* _Requirements_: Only the number is needed: how many lines contain the word "with"?

* _Supplied data_:

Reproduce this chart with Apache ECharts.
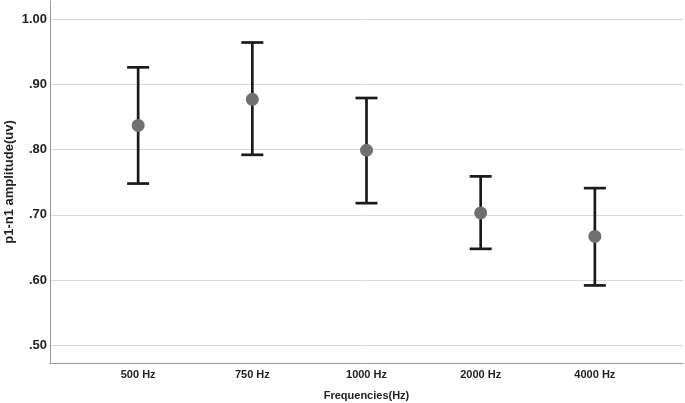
<!DOCTYPE html>
<html>
<head>
<meta charset="utf-8">
<script src="https://cdn.jsdelivr.net/npm/echarts@6/dist/echarts.min.js"></script>
<style>html,body{margin:0;padding:0;background:#fff}#c{width:685px;height:403px}</style>
</head>
<body>
<div id="c"></div>
<script>
var categories = ['500 Hz', '750 Hz', '1000 Hz', '2000 Hz', '4000 Hz'];
var meanValues = [0.837, 0.877, 0.799, 0.703, 0.667];
var lowerValues = [0.748, 0.792, 0.718, 0.648, 0.592];
var upperValues = [0.926, 0.964, 0.879, 0.759, 0.741];
var yTicks = [0.5, 0.6, 0.7, 0.8, 0.9, 1.0];

var chart = echarts.init(document.getElementById('c'), null, {renderer: 'canvas'});
var FONT = '"Liberation Sans", Arial, sans-serif';
var xMin = -0.772, xMax = categories.length - 1 + 0.772;

function fmtY(v) {
  var s = v.toFixed(2);
  return s.charAt(0) === '0' ? s.substring(1) : s;
}

var errData = categories.map(function (c, i) { return [i, lowerValues[i], upperValues[i]]; });
var meanData = categories.map(function (c, i) { return [i, meanValues[i]]; });

chart.setOption({
  animation: false,
  grid: [
    {left: 50, right: 2, top: 19, bottom: 57.5, containLabel: false, outerBoundsMode: 'none'},
    {left: 50, right: 2, top: 1, bottom: 40, containLabel: false, outerBoundsMode: 'none'}
  ],
  xAxis: [
    {gridIndex: 0, type: 'value', min: xMin, max: xMax, show: false},
    {gridIndex: 1, type: 'value', min: xMin, max: xMax,
     axisLine: {show: true, onZero: false, lineStyle: {color: '#999', width: 1}},
     axisTick: {show: false}, splitLine: {show: false},
     axisLabel: {
       customValues: categories.map(function (c, i) { return i; }),
       formatter: function (v) { return categories[Math.round(v)] || ''; },
       color: '#222', fontWeight: 'bold', fontSize: 11, fontFamily: FONT, margin: 6
     },
     name: 'Frequencies(Hz)', nameLocation: 'middle', nameGap: 27,
     nameTextStyle: {color: '#222', fontWeight: 'bold', fontSize: 11, fontFamily: FONT}
    }
  ],
  yAxis: [
    {gridIndex: 0, type: 'value', min: yTicks[0], max: yTicks[yTicks.length - 1], interval: 0.1,
     axisLine: {show: false}, axisTick: {show: false},
     splitLine: {show: true, lineStyle: {color: '#d9d9d9', width: 1}},
     axisLabel: {formatter: fmtY, color: '#222', fontWeight: 'bold', fontSize: 13, fontFamily: FONT, margin: 3}
    },
    {gridIndex: 1, type: 'value', min: 0.4725, max: 1.0275,
     axisLine: {show: true, onZero: false, lineStyle: {color: '#999', width: 1}},
     axisTick: {show: false}, splitLine: {show: false}, axisLabel: {show: false},
     name: 'p1-n1 amplitude(uv)', nameLocation: 'middle', nameGap: 34, nameRotate: 90,
     nameTextStyle: {color: '#222', fontWeight: 'bold', fontSize: 13, fontFamily: FONT}
    }
  ],
  series: [
    {
      type: 'custom', xAxisIndex: 0, yAxisIndex: 0, data: errData,
      renderItem: function (params, api) {
        var x = api.value(0);
        var lo = api.coord([x, api.value(1)]);
        var hi = api.coord([x, api.value(2)]);
        var hw = 11;
        var st = {stroke: '#1a1a1a', lineWidth: 2.7, fill: null};
        return {
          type: 'group',
          children: [
            {type: 'line', shape: {x1: lo[0], y1: lo[1], x2: hi[0], y2: hi[1]}, style: st},
            {type: 'line', shape: {x1: lo[0] - hw, y1: lo[1], x2: lo[0] + hw, y2: lo[1]}, style: st},
            {type: 'line', shape: {x1: hi[0] - hw, y1: hi[1], x2: hi[0] + hw, y2: hi[1]}, style: st}
          ]
        };
      },
      z: 2
    },
    {
      type: 'scatter', xAxisIndex: 0, yAxisIndex: 0, data: meanData,
      symbol: 'circle', symbolSize: 13,
      itemStyle: {color: '#707070', opacity: 1},
      z: 3
    }
  ]
});
</script>
</body>
</html>
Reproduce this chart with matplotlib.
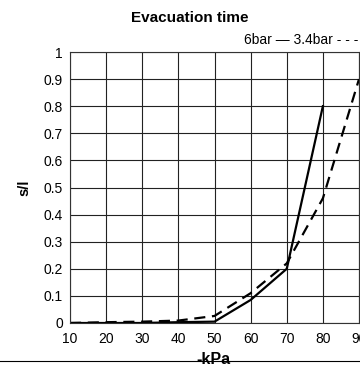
import matplotlib.pyplot as plt
from matplotlib.lines import Line2D

plt.rcParams['font.family'] = ['Liberation Sans', 'DejaVu Sans']

# Данные
kpa_6bar = [10, 20, 30, 40, 50, 60, 70, 80]
time_6bar = [0.0, 0.0, 0.0, 0.003, 0.005, 0.085, 0.2, 0.8]
kpa_34bar = [10, 20, 30, 40, 50, 60, 70, 80, 90]
time_34bar = [0.0, 0.003, 0.005, 0.009, 0.026, 0.11, 0.22, 0.46, 0.9]
x_ticks = [10, 20, 30, 40, 50, 60, 70, 80, 90]
y_ticks = [0, 0.1, 0.2, 0.3, 0.4, 0.5, 0.6, 0.7, 0.8, 0.9, 1]
y_labels = ['0', '0.1', '0.2', '0.3', '0.4', '0.5', '0.6', '0.7', '0.8', '0.9', '1']

fig = plt.figure(figsize=(3.6, 3.69), dpi=100)
ax = fig.add_axes([70 / 360, 1 - 323 / 369, 289 / 360, 271 / 369])

ax.plot(kpa_6bar, time_6bar, color='black', lw=1.6, solid_joinstyle='miter')
ax.plot(kpa_34bar, time_34bar, color='black', lw=1.6, dashes=(5, 3))

ax.set_xlim(10, 90)
ax.set_ylim(0, 1)
ax.set_xticks(x_ticks)
ax.set_yticks(y_ticks)
ax.set_yticklabels(y_labels)
ax.tick_params(length=0, labelsize=10)
ax.tick_params(axis='x', pad=6.5)
ax.tick_params(axis='y', pad=5)
ax.grid(True, color='#222222', lw=0.8)
for s in ax.spines.values():
    s.set_color('#333333')
    s.set_linewidth(0.8)

ax.set_ylabel('s/l', fontweight='bold', fontsize=10.5, labelpad=9)

fig.text(190 / 360, 1 - 17.5 / 369, 'Evacuation time', ha='center', va='center',
         fontweight='bold', fontsize=11)
fig.text(358 / 360, 1 - 40 / 369, '6bar \u2014 3.4bar - - -', ha='right', va='center',
         fontsize=10)

# Линия внизу и подпись оси X
fig.add_artist(Line2D([0, 1], [1 - 360.5 / 369, 1 - 360.5 / 369], color='black', lw=0.8))
fig.text(213 / 360, 1 - 363.5 / 369, '-kPa', ha='center', va='baseline',
         fontweight='bold', fontsize=11.5)

fig.savefig('out.png', dpi=100)
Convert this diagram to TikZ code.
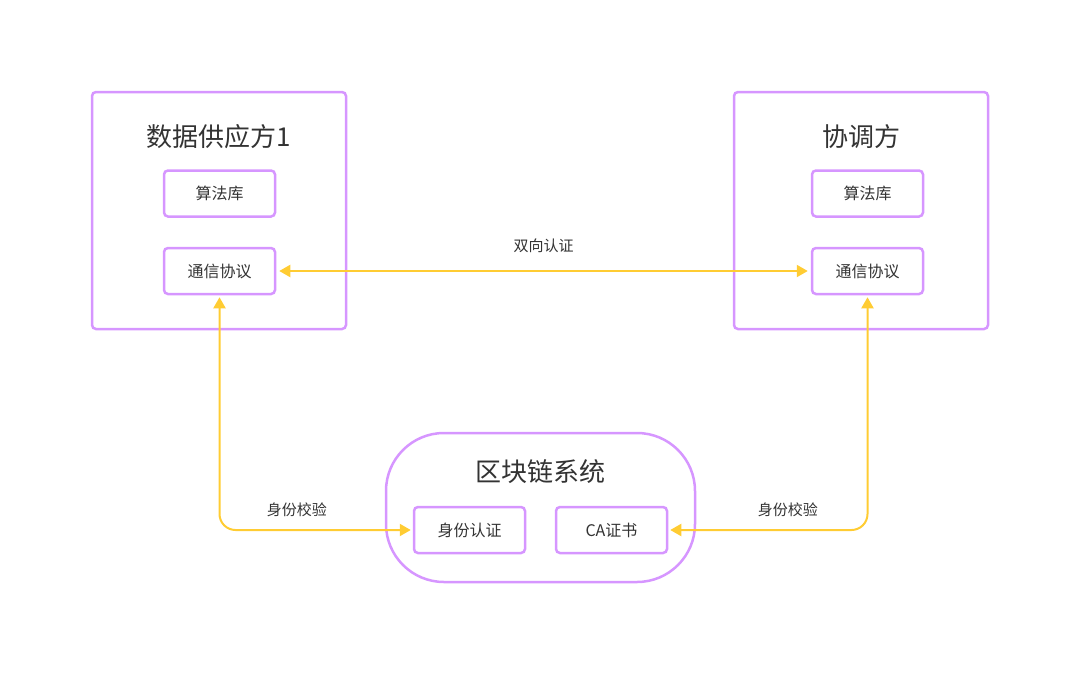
\documentclass[tikz,border=0pt]{standalone}
\usepackage{fontspec}
\setmainfont{Noto Sans CJK SC}
\usepackage{xcolor}
\usetikzlibrary{arrows.meta,positioning}
\definecolor{lilac}{RGB}{214,150,255}
\definecolor{amber}{RGB}{255,204,51}
\definecolor{ink}{RGB}{51,51,51}

\begin{document}
\begin{tikzpicture}[x=1pt,y=-1pt,>={Triangle[length=11pt,width=12pt]},text=ink,
  party/.style={draw=lilac,line width=2.5pt,rounded corners=4pt,minimum width=254pt,minimum height=237pt},
  chain/.style={draw=lilac,line width=2.5pt,rounded corners=58pt,minimum width=309pt,minimum height=149pt},
  box/.style={draw=lilac,line width=2.5pt,rounded corners=4pt,minimum width=111pt,minimum height=46pt,font=\fontsize{16}{19}\selectfont},
  title/.style={font=\fontsize{26}{31}\selectfont},
  link/.style={amber,line width=2pt,<->},
  lbl/.style={text=ink,font=\fontsize{15}{18}\selectfont}]
\useasboundingbox (0,0) rectangle (1080,675);
\node[party] (dp) at (219,210.5) {};
\node[party] (co) at (861,210.5) {};
\node[chain] (bc) at (540.5,507.5) {};
\node[title] (dpt) at (219,137) {数据供应方1};
\node[title] (cot) at (861,137) {协调方};
\node[title] (bct) at (540,472) {区块链系统};
\node[box] (alg1) at (219.5,193.5) {算法库};
\node[box] (com1) at (219.5,271) {通信协议};
\node[box] (alg2) at (867.5,193.5) {算法库};
\node[box] (com2) at (867.5,271) {通信协议};
\node[box] (auth) at (469.5,530) {身份认证};
\node[box] (ca) at (611.5,530) {CA证书};
\draw[link,shorten <=3pt,shorten >=3pt] (com1) -- node[lbl,above=14pt]{双向认证} (com2);
\draw[link,rounded corners=16pt,shorten <=2pt,shorten >=2pt] (com1.south) |- node[lbl,pos=.7,above=9pt]{身份校验} (auth.west);
\draw[link,rounded corners=16pt,shorten <=2pt,shorten >=2pt] (com2.south) |- node[lbl,pos=.7,above=9pt]{身份校验} (ca.east);
\end{tikzpicture}
\end{document}
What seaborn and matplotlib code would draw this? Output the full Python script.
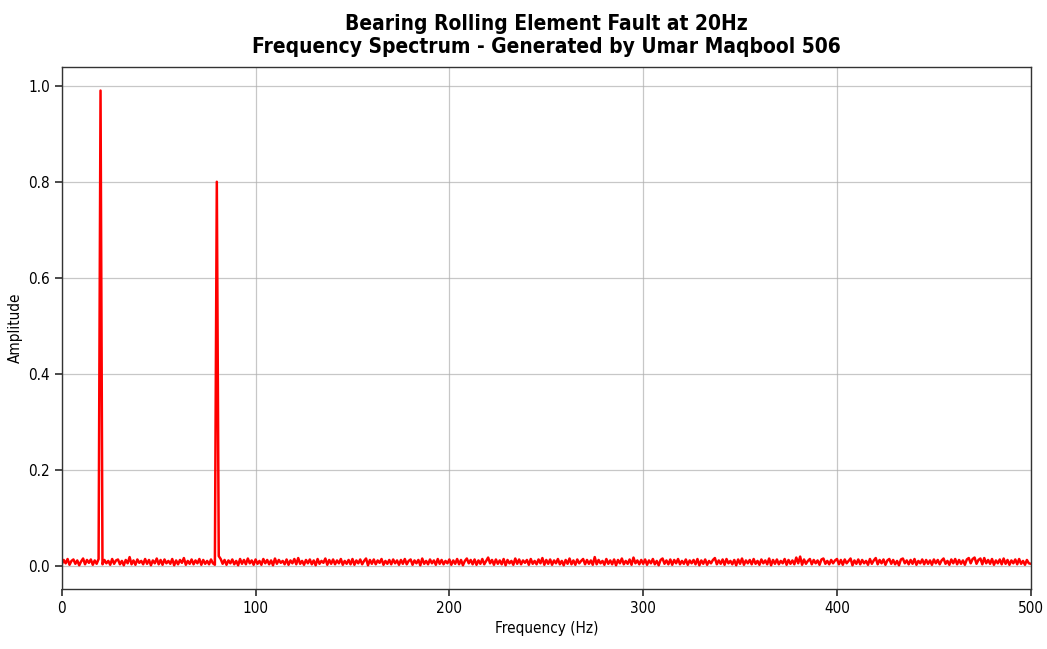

* _Response_: 2